Would you believe that volatile times like these are actually a great opportunity? Let’s say you are investing a set amount of money every month. When the market goes down you will buy more shares with that money. When the market comes back up you will buy fewer shares, but now all of the shares, even the extra shares you bought at the lower price have gone up–that’s called dollar cost averaging. By following this strategy your money can compound even in a volatile market.

Healing powers

Let’s take a lesson from recent history. The stock market can plunge or soar with a moment’s notice, leaving no time to bolt. Likewise, the healing power of the market often arrives when you least expect it. This is one thing that you can be sure of–the market will go up and the market will go down in unpredictable ways. But, as Warren Buffet said, it always comes back. In early 2009, after stocks had fallen more than 50 percent, many investors and fund managers were terrified, but then the market surprised everyone, soaring 100 percent in just a few months and healing a lot of the damage caused by the crash.

Now let’s insert some simple numbers into this scenario. A person who had about $10,000 in the stock market before the crash would have had less than $5,000 at the worst point in April 2009. But if he had left it alone he would have about $9,000 by now, while, if he had yanked it out at $5,000 and put it in a savings account, he would be lucky to have $5,100 today.

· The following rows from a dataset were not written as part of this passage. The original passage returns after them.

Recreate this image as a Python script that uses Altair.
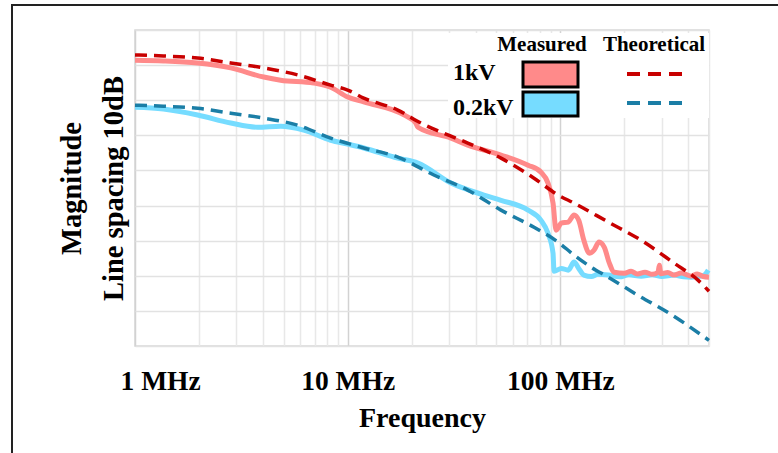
import altair as alt
import pandas as pd

# ---------------- data (frequency in MHz, magnitude in dB, 10 dB per grid line) ----------------
theo_1kv_f = [1, 1.36, 1.97, 2.82, 4.03, 5.82, 8.32, 10, 11.9, 17.2, 22.1, 36.7, 52.6, 75.2, 97.5, 116, 168, 240, 343, 445, 500]
theo_1kv_db = [82.9, 82.6, 82.0, 80.6, 79.2, 77.2, 74.3, 72.9, 70.6, 67.2, 63.5, 57.8, 53.5, 47.8, 43.0, 40.7, 35.3, 30.1, 23.6, 18.7, 15.6]

theo_02kv_f = [1, 1.36, 1.97, 2.82, 4.03, 5.82, 8.32, 11.9, 17.2, 25.4, 36.7, 52.6, 75.2, 97.5, 116, 140, 168, 240, 308, 500]
theo_02kv_db = [68.6, 68.3, 67.7, 66.3, 64.9, 62.9, 59.2, 56.4, 53.8, 48.7, 44.4, 38.7, 33.8, 29.6, 25.9, 22.4, 19.6, 13.9, 10.2, 1.6]

meas_1kv_f = [1, 1.36, 1.97, 2.82, 4.03, 4.84, 6.92, 8.32, 10, 11.9, 18.4, 20.9, 21.4, 30.6, 36.7, 52.6, 70.5, 81.1, 87.5,
              92.4, 95.5, 101, 109, 116, 122, 129, 137, 144, 152, 161, 170, 179, 200, 215, 230, 250, 270, 288, 292, 297,
              320, 343, 370, 412, 440, 470, 500]
meas_1kv_db = [81.4, 81.2, 80.6, 79.2, 76.6, 75.7, 74.9, 73.7, 70.9, 69.5, 65.8, 63.5, 62.3, 59.2, 57.2, 54.4, 51.5, 49.5, 46.4,
               40.7, 33.0, 35.0, 35.3, 37.3, 35.8, 30.1, 26.4, 27.3, 29.6, 28.1, 23.6, 21.0, 20.7, 21.3, 20.5, 21.0, 20.4, 21.0, 23.0, 20.6,
               20.9, 20.2, 20.8, 19.9, 20.5, 19.8, 19.6]

meas_02kv_f = [1, 1.36, 1.97, 2.82, 3.77, 4.84, 6.21, 8.32, 10, 11.9, 17.2, 21.4, 30.6, 43.7, 52.6, 70.5, 81.1, 87.5, 92.4,
               93.4, 101, 109, 116, 122, 129, 140, 150, 168, 190, 210, 240, 270, 300, 343, 380, 412, 460, 480, 496]
meas_02kv_db = [68.0, 67.5, 65.8, 63.5, 62.3, 62.6, 61.5, 58.6, 57.5, 56.4, 53.5, 52.1, 46.4, 43.0, 41.5, 38.7, 35.8, 32.1, 26.4,
                21.3, 22.1, 21.6, 23.9, 22.1, 20.2, 19.8, 20.4, 20.2, 19.7, 20.3, 19.9, 20.3, 19.8, 20.2, 19.7, 19.6, 19.9, 20.4, 21.6]

x_grid_values = [1, 2, 3, 4, 5, 6, 7, 8, 9, 10, 20, 30, 40, 50, 60, 70, 80, 90, 100, 200, 300, 400, 500]
y_grid_values = list(range(0, 91, 10))

legend_headers = ["Measured", "Theoretical"]
legend_rows = ["1kV", "0.2kV"]
measured_colors = ["#FF8A8A", "#76DCFF"]
theoretical_colors = ["#C80000", "#1B7EA6"]

FONT = "Liberation Serif"
W, H = 574, 316

# ---------------- chart ----------------
x_enc = alt.X(
    "f:Q",
    scale=alt.Scale(type="log", domain=[1, 500], nice=False),
    axis=alt.Axis(
        values=x_grid_values,
        labelExpr="datum.value == 1 ? '1 MHz' : datum.value == 10 ? '10 MHz' : datum.value == 100 ? '100 MHz' : ''",
        grid=True,
        gridColor={"condition": {"test": "datum.value == 1 || datum.value == 10 || datum.value == 100", "value": "#d2d2d2"},
                   "value": "#e8e8e8"},
        gridWidth=1.5,
        ticks=False,
        domain=False,
        labelFont=FONT, labelFontWeight="bold", labelFontSize=27.5, labelColor="black",
        labelPadding=21, labelOverlap=False, labelFlush=True, labelFlushOffset=15,
        title="Frequency", titleFont=FONT, titleFontWeight="bold", titleFontSize=28, titleColor="black",
        titlePadding=10,
    ),
)
y_enc = alt.Y(
    "db:Q",
    scale=alt.Scale(domain=[0, 90], nice=False),
    axis=alt.Axis(
        values=y_grid_values, labels=False, ticks=False, domain=False,
        grid=True, gridColor="#e2e2e2", gridWidth=1.5,
        title=["Magnitude", "Line spacing 10dB"], titleFont=FONT, titleFontWeight="bold", titleFontSize=28.5,
        titleColor="black", titleLineHeight=42, titlePadding=7,
    ),
)


def series(fs, dbs):
    return pd.DataFrame({"f": fs, "db": dbs})


m02 = alt.Chart(series(meas_02kv_f, meas_02kv_db)).mark_line(
    color=measured_colors[1], strokeWidth=5, interpolate="monotone").encode(x=x_enc, y=y_enc)
m1 = alt.Chart(series(meas_1kv_f, meas_1kv_db)).mark_line(
    color=measured_colors[0], strokeWidth=5, interpolate="monotone").encode(x=x_enc, y=y_enc)
t02 = alt.Chart(series(theo_02kv_f, theo_02kv_db)).mark_line(
    color=theoretical_colors[1], strokeWidth=3.5, strokeDash=[12, 7], interpolate="monotone").encode(x=x_enc, y=y_enc)
t1 = alt.Chart(series(theo_1kv_f, theo_1kv_db)).mark_line(
    color=theoretical_colors[0], strokeWidth=3.5, strokeDash=[12, 7], interpolate="monotone").encode(x=x_enc, y=y_enc)

dummy = alt.Chart(pd.DataFrame({"k": [0]}))

# outer frame of the figure
frame = dummy.mark_rect(fillOpacity=0, stroke="#222222", strokeWidth=2).encode(
    x=alt.value(-123), x2=alt.value(700), y=alt.value(-25), y2=alt.value(460))

# legend (custom two-column legend inside the plot)
legend_bg = dummy.mark_rect(fill="white").encode(
    x=alt.value(313), x2=alt.value(574), y=alt.value(3), y2=alt.value(88))

legend_layers = [legend_bg]
header_x = [407, 519]
for txt, hx in zip(legend_headers, header_x):
    legend_layers.append(dummy.mark_text(text=txt, font=FONT, fontWeight="bold", fontSize=21, color="black",
                                         align="center", baseline="alphabetic").encode(x=alt.value(hx), y=alt.value(21)))
row_y = [50, 85]
sw_y = [(32, 57), (62, 86)]
dash_y = [44, 73]
for i, txt in enumerate(legend_rows):
    legend_layers.append(dummy.mark_text(text=txt, font=FONT, fontWeight="bold", fontSize=24, color="black",
                                         align="left", baseline="alphabetic").encode(x=alt.value(318), y=alt.value(row_y[i])))
    legend_layers.append(dummy.mark_rect(fill=measured_colors[i], stroke="black", strokeWidth=3).encode(
        x=alt.value(388), x2=alt.value(443), y=alt.value(sw_y[i][0]), y2=alt.value(sw_y[i][1])))
    legend_layers.append(dummy.mark_rule(color=theoretical_colors[i], strokeWidth=4, strokeDash=[13, 8]).encode(
        x=alt.value(492), x2=alt.value(547), y=alt.value(dash_y[i])))

chart = alt.layer(frame, m02, m1, t02, t1, *legend_layers).properties(
    width=W, height=H,
    autosize=alt.AutoSizeParams(type="none"),
    padding={"left": 135, "top": 30, "right": 69, "bottom": 107},
    background="white",
).configure_view(stroke="#d6d6d6", strokeWidth=1.5)

chart.save("out.html", embed_options={"renderer": "svg", "actions": False})
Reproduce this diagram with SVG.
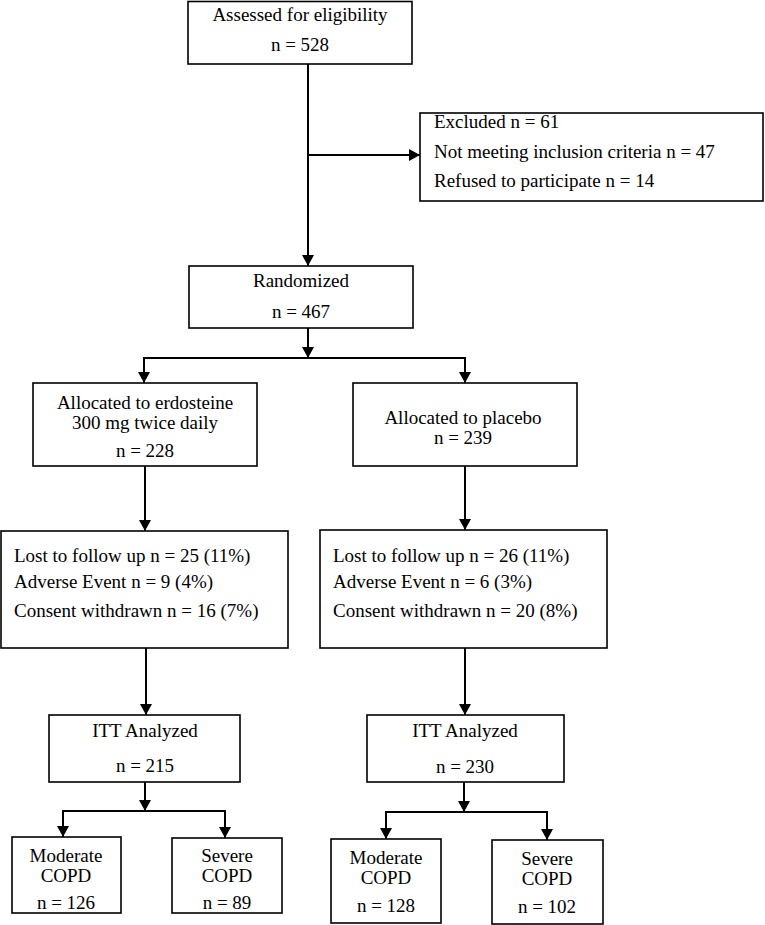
<svg xmlns="http://www.w3.org/2000/svg" width="765" height="925" viewBox="0 0 765 925">
  <style>
    .box { fill: #ffffff; stroke: #000000; stroke-width: 1.6; }
    .lbl { font-family: "Liberation Serif", "Times New Roman", serif; font-size: 19px; fill: #000000; }
    .c { text-anchor: middle; }
    .conn { stroke: #000000; stroke-width: 2; fill: none; }
  </style>
  <defs>
    <marker id="arr" markerUnits="userSpaceOnUse" markerWidth="12" markerHeight="12" viewBox="0 0 12 12" refX="11" refY="6" orient="auto">
      <path d="M0,0 L11,6 L0,12 Z" fill="#000000"/>
    </marker>
  </defs>
  <rect x="0" y="0" width="765" height="925" fill="#ffffff"/>

  <g id="connectors">
    <line class="conn" x1="308" y1="64" x2="308" y2="266" marker-end="url(#arr)"/>
    <line class="conn" x1="308" y1="155" x2="420" y2="155" marker-end="url(#arr)"/>
    <line class="conn" x1="308" y1="328" x2="308" y2="358" marker-end="url(#arr)"/>
    <line class="conn" x1="143" y1="358" x2="466" y2="358"/>
    <line class="conn" x1="144" y1="358" x2="144" y2="383" marker-end="url(#arr)"/>
    <line class="conn" x1="465" y1="358" x2="465" y2="383" marker-end="url(#arr)"/>
    <line class="conn" x1="145" y1="466" x2="145" y2="531" marker-end="url(#arr)"/>
    <line class="conn" x1="465" y1="466" x2="465" y2="530" marker-end="url(#arr)"/>
    <line class="conn" x1="146" y1="648" x2="146" y2="715" marker-end="url(#arr)"/>
    <line class="conn" x1="465" y1="648" x2="465" y2="715" marker-end="url(#arr)"/>
    <line class="conn" x1="145" y1="782" x2="145" y2="811" marker-end="url(#arr)"/>
    <line class="conn" x1="62" y1="811" x2="226" y2="811"/>
    <line class="conn" x1="63" y1="811" x2="63" y2="837" marker-end="url(#arr)"/>
    <line class="conn" x1="225" y1="811" x2="225" y2="838" marker-end="url(#arr)"/>
    <line class="conn" x1="464" y1="782" x2="464" y2="812" marker-end="url(#arr)"/>
    <line class="conn" x1="385" y1="812" x2="548" y2="812"/>
    <line class="conn" x1="386" y1="812" x2="386" y2="839" marker-end="url(#arr)"/>
    <line class="conn" x1="547" y1="812" x2="547" y2="840" marker-end="url(#arr)"/>
  </g>

  <g id="assessed">
    <rect class="box" x="188" y="1.5" width="224" height="62.5"/>
    <text class="lbl c" x="300" y="21">Assessed for eligibility</text>
    <text class="lbl c" x="300" y="51">n = 528</text>
  </g>

  <g id="excluded">
    <rect class="box" x="420" y="113" width="343" height="88"/>
    <text class="lbl" x="434" y="128">Excluded n = 61</text>
    <text class="lbl" x="434" y="158">Not meeting inclusion criteria n = 47</text>
    <text class="lbl" x="434" y="187">Refused to participate n = 14</text>
  </g>

  <g id="randomized">
    <rect class="box" x="189" y="266" width="224" height="62"/>
    <text class="lbl c" x="301" y="287">Randomized</text>
    <text class="lbl c" x="301" y="318">n = 467</text>
  </g>

  <g id="alloc-erdosteine">
    <rect class="box" x="33" y="383" width="224" height="83"/>
    <text class="lbl c" x="145" y="409">Allocated to erdosteine</text>
    <text class="lbl c" x="145" y="429">300 mg twice daily</text>
    <text class="lbl c" x="145" y="457">n = 228</text>
  </g>

  <g id="alloc-placebo">
    <rect class="box" x="353" y="383" width="224" height="83"/>
    <text class="lbl c" x="463" y="424">Allocated to placebo</text>
    <text class="lbl c" x="463" y="444">n = 239</text>
  </g>

  <g id="lost-erdosteine">
    <rect class="box" x="1" y="531" width="287" height="117"/>
    <text class="lbl" x="14" y="562">Lost to follow up n = 25 (11%)</text>
    <text class="lbl" x="14" y="588">Adverse Event n = 9 (4%)</text>
    <text class="lbl" x="14" y="617">Consent withdrawn n = 16 (7%)</text>
  </g>

  <g id="lost-placebo">
    <rect class="box" x="320" y="530" width="287" height="118"/>
    <text class="lbl" x="333" y="562">Lost to follow up n = 26 (11%)</text>
    <text class="lbl" x="333" y="588">Adverse Event n = 6 (3%)</text>
    <text class="lbl" x="333" y="617">Consent withdrawn n = 20 (8%)</text>
  </g>

  <g id="itt-erdosteine">
    <rect class="box" x="49" y="715" width="191" height="67"/>
    <text class="lbl c" x="145" y="737">ITT Analyzed</text>
    <text class="lbl c" x="145" y="772">n = 215</text>
  </g>

  <g id="itt-placebo">
    <rect class="box" x="367" y="715" width="197" height="67"/>
    <text class="lbl c" x="465" y="737">ITT Analyzed</text>
    <text class="lbl c" x="465" y="773">n = 230</text>
  </g>

  <g id="moderate-erdosteine">
    <rect class="box" x="12" y="837" width="109" height="76"/>
    <text class="lbl c" x="66" y="862">Moderate</text>
    <text class="lbl c" x="66" y="882">COPD</text>
    <text class="lbl c" x="66" y="909">n = 126</text>
  </g>

  <g id="severe-erdosteine">
    <rect class="box" x="172" y="838" width="110" height="75"/>
    <text class="lbl c" x="227" y="862">Severe</text>
    <text class="lbl c" x="227" y="882">COPD</text>
    <text class="lbl c" x="227" y="909">n = 89</text>
  </g>

  <g id="moderate-placebo">
    <rect class="box" x="331" y="839" width="110" height="84"/>
    <text class="lbl c" x="386" y="864">Moderate</text>
    <text class="lbl c" x="386" y="884">COPD</text>
    <text class="lbl c" x="386" y="912">n = 128</text>
  </g>

  <g id="severe-placebo">
    <rect class="box" x="492" y="840" width="111" height="84"/>
    <text class="lbl c" x="547" y="865">Severe</text>
    <text class="lbl c" x="547" y="885">COPD</text>
    <text class="lbl c" x="547" y="913">n = 102</text>
  </g>
</svg>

Obviously, there are many variables to consider: your risk tolerance, your time horizon, your goals, your investment allocations, etc. However, the fact is that if you pull out your money at a low point in the market, you are guaranteed to lose. By riding out the waves in the stock market and taking advantage of dollar cost averaging, it is very possible not only to recoup losses, but also to amass a nice return on investment over time.

Do not let the fact that there is a lot of negativity out there scare you out of the market. Take all of the factors relating to your financial situation into consideration and make an informed decision instead of an emotional one.